What drives the last 8,000 days of our lives are the same goals, hopes, and desires that we have in every phase of our lives: love, friendship, purpose, and vitality. It’s the same, just different. And no matter how we may appear to others—sick or well, physically limited or not, living on a fixed income—we yearn to have our “wants” met and not be defined by the “needs” that others would ascribe to us. This is what it means to be alive at every age.
Transforming how we see aging requires us to learn to think and act this way, individually and institutionally. And it means that new platforms for defining and meeting the desires we carry as we age are necessary. Building these new platforms is risky. They will be challenging to get right, limited as we have been by our old frames and old systems. But while risky, these are exactly what we in philanthropy ought to be endeavoring toward.
Our response to this challenge has been to move upstream in order to conceive and develop entirely new services for older adults within a commercial framework. We believe that creating wholly new brands, products, and experiences for older adults will demonstrate that older adults are excited to adopt solutions to their everyday challenges so long as those solutions are designed for them and not for a provider’s idea of what they ought to want.
To this end, we have funded a new startup studio, Alive Ventures, to lead the work on developing these offerings, and hope to inspire and support leading entrepreneurs and innovators to come with us as we build better insights and better models for seeing what older adults want. We’ll do that centering older adults in the process – designing with them and not just for them. And we will—we hope—all learn to imagine together what a thriving life feels like as we age. Not the one society told us decades ago we should expect. But the one to be invented now.

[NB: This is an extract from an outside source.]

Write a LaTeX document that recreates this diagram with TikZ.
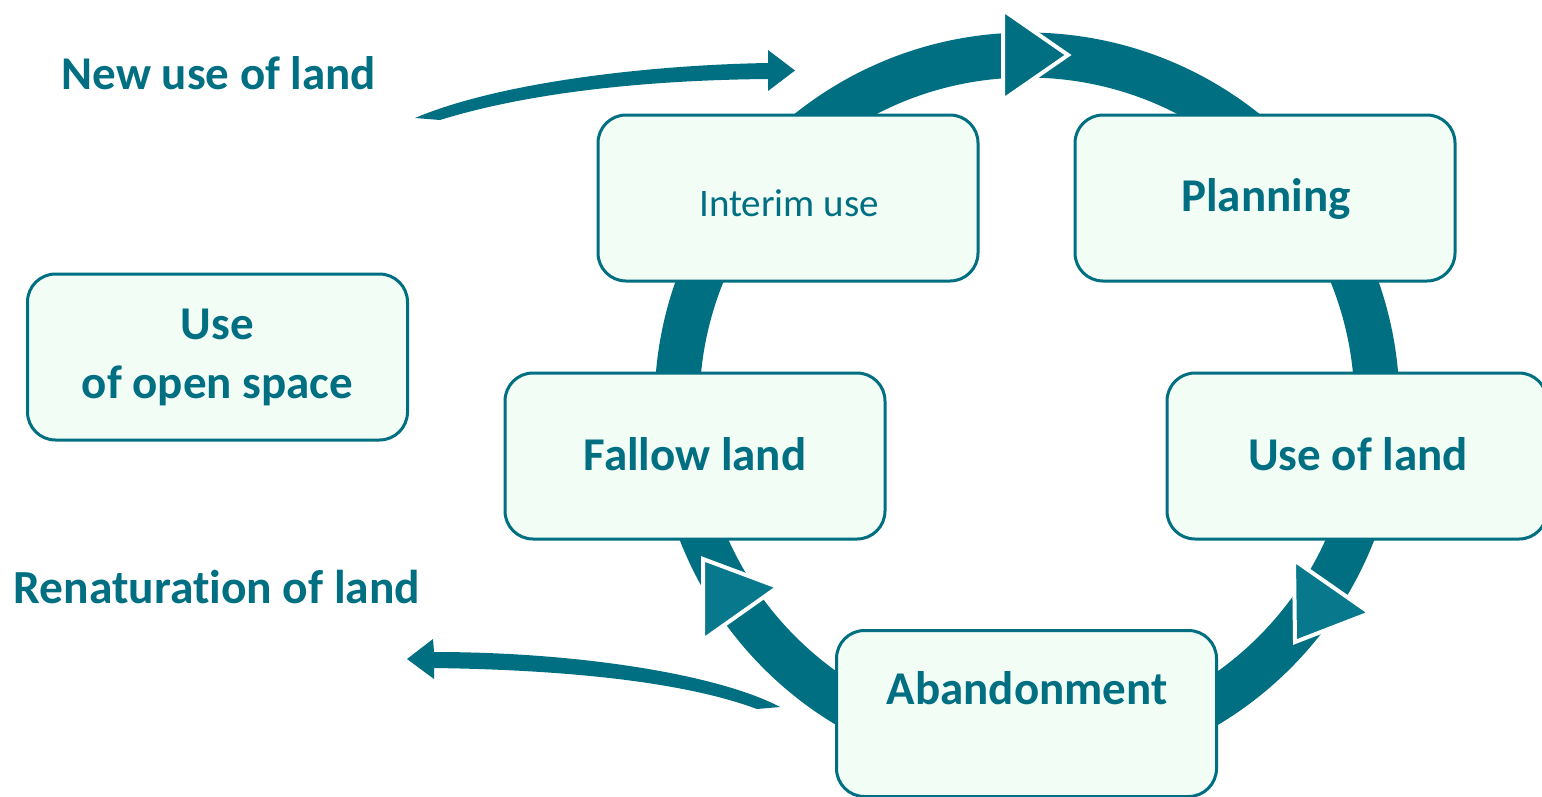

I think a willingness to be inventive in not just our programs but also in the structures and organizational forms of our engagement with pressing problems is vital. Collectively within our field of philanthropy, whether we work at local, national, or global scales, there is much still to be tried for broadening our circles of influence into new spheres with new people and organizations not traditionally drawn to our ways of framing problems. At The SCAN Foundation, we expect to learn a lot from our latest experiment in inventing new forms, and we are excited to share these lessons with the field. I am likewise excited for the new experiments each of us in the broader GIH community will take on, and to together moving our field forward.